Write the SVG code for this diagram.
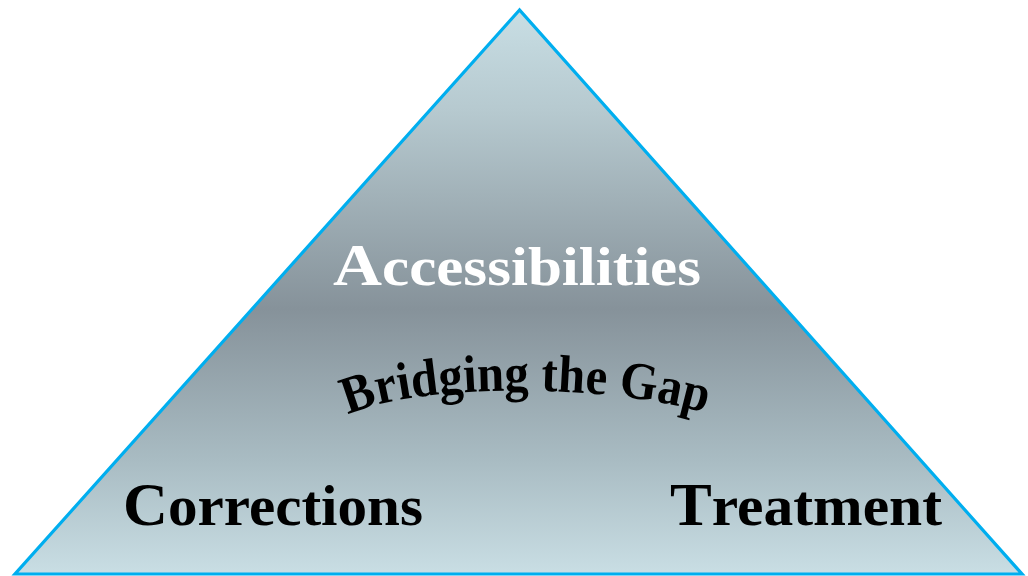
<svg xmlns="http://www.w3.org/2000/svg" width="1028" height="576" viewBox="0 0 1028 576">
  <style>
    .tri { stroke: #00AEEF; stroke-width: 3.2; stroke-linejoin: miter; }
    .lbl { font-family: "Liberation Serif", "Times New Roman", serif; font-weight: bold; }
    .arch { font-family: "Liberation Serif", "Times New Roman", serif; font-weight: bold; font-size: 53px; fill: #000; }
  </style>
  <defs>
    <linearGradient id="fillGrad" x1="0" y1="10" x2="0" y2="574" gradientUnits="userSpaceOnUse">
      <stop offset="0" stop-color="#c8dee4"/>
      <stop offset="0.18" stop-color="#b6c9cf"/>
      <stop offset="0.53" stop-color="#86929a"/>
      <stop offset="0.8" stop-color="#a9bcc3"/>
      <stop offset="1" stop-color="#c9dee4"/>
    </linearGradient>
    <path id="archPath" d="M 348 415 C 412 384, 600 382, 706 413"/>
  </defs>
  <g id="triangle">
    <polygon class="tri" points="519.5,10 15,574 1022,574" fill="url(#fillGrad)"/>
  </g>
  <g id="connectors"/>
  <g id="accessibilities">
    <text class="lbl" x="333" y="285" font-size="54" fill="#ffffff" textLength="368" lengthAdjust="spacingAndGlyphs"><tspan font-size="60">A</tspan>ccessibilities</text>
  </g>
  <g id="bridging">
    <text class="arch"><textPath href="#archPath" startOffset="0" textLength="362" lengthAdjust="spacingAndGlyphs">Bridging the Gap</textPath></text>
  </g>
  <g id="corrections">
    <text class="lbl" x="123" y="525" font-size="58" fill="#000000" textLength="300" lengthAdjust="spacingAndGlyphs"><tspan font-size="61">C</tspan>orrections</text>
  </g>
  <g id="treatment">
    <text class="lbl" x="670" y="525" font-size="58" fill="#000000" textLength="272" lengthAdjust="spacingAndGlyphs"><tspan font-size="61">T</tspan>reatment</text>
  </g>
</svg>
================================
What is asked> Repeat the material above word for word and skip every image in it.

Exercise output>
Write the SVG code for this diagram.
<svg xmlns="http://www.w3.org/2000/svg" width="1028" height="576" viewBox="0 0 1028 576">
  <style>
    .tri { stroke: #00AEEF; stroke-width: 3.2; stroke-linejoin: miter; }
    .lbl { font-family: "Liberation Serif", "Times New Roman", serif; font-weight: bold; }
    .arch { font-family: "Liberation Serif", "Times New Roman", serif; font-weight: bold; font-size: 53px; fill: #000; }
  </style>
  <defs>
    <linearGradient id="fillGrad" x1="0" y1="10" x2="0" y2="574" gradientUnits="userSpaceOnUse">
      <stop offset="0" stop-color="#c8dee4"/>
      <stop offset="0.18" stop-color="#b6c9cf"/>
      <stop offset="0.53" stop-color="#86929a"/>
      <stop offset="0.8" stop-color="#a9bcc3"/>
      <stop offset="1" stop-color="#c9dee4"/>
    </linearGradient>
    <path id="archPath" d="M 348 415 C 412 384, 600 382, 706 413"/>
  </defs>
  <g id="triangle">
    <polygon class="tri" points="519.5,10 15,574 1022,574" fill="url(#fillGrad)"/>
  </g>
  <g id="connectors"/>
  <g id="accessibilities">
    <text class="lbl" x="333" y="285" font-size="54" fill="#ffffff" textLength="368" lengthAdjust="spacingAndGlyphs"><tspan font-size="60">A</tspan>ccessibilities</text>
  </g>
  <g id="bridging">
    <text class="arch"><textPath href="#archPath" startOffset="0" textLength="362" lengthAdjust="spacingAndGlyphs">Bridging the Gap</textPath></text>
  </g>
  <g id="corrections">
    <text class="lbl" x="123" y="525" font-size="58" fill="#000000" textLength="300" lengthAdjust="spacingAndGlyphs"><tspan font-size="61">C</tspan>orrections</text>
  </g>
  <g id="treatment">
    <text class="lbl" x="670" y="525" font-size="58" fill="#000000" textLength="272" lengthAdjust="spacingAndGlyphs"><tspan font-size="61">T</tspan>reatment</text>
  </g>
</svg>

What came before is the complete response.